Third Cat: This has a nice general sound and slightly melancholy mood, but the song itself doesn't really grab me; I wish it had a strong melodic hook or two in either the vocals or the instrumentation, but somehow I feel like every time I listen, it washes over me pleasantly without leaving anything behind. I think my favorite part of this is those doodly synth arps that come in around 1:10, they have a nice, dreamy feel to me.

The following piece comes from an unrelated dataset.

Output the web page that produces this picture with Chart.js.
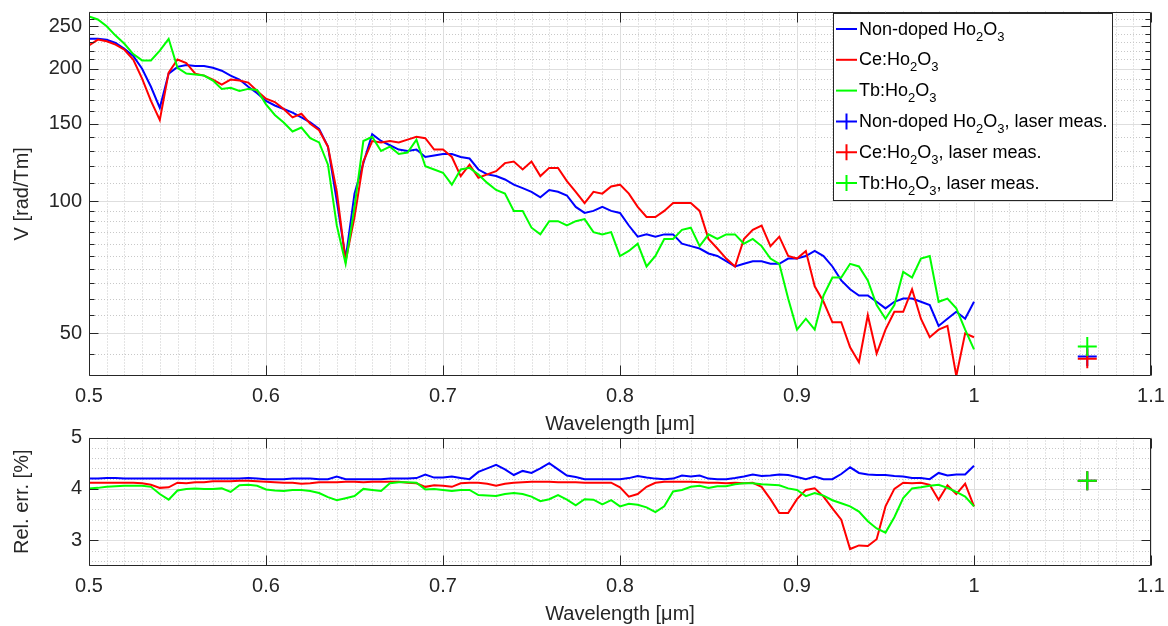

TOSHIRO: One of my favorites of the fight--I got heavy Cars vibes (particularly "Just What I Needed") more so than "Jessie's Girl"--either way, it's in a genre sweet spot for my tastes. Catchy chorus, cool ending note, I love those "aaah"s and the horns. (FWIW I didn't read the 2nd verse as divorce necessarily, maybe the girl saying no up front and a "here's what could have been"-type reflection on their situation? Anyway, it's hard to make a happy song with a title like this.) I really dig the progression on the "I, I, I"--something about it feels slightly unexpected; it's nice.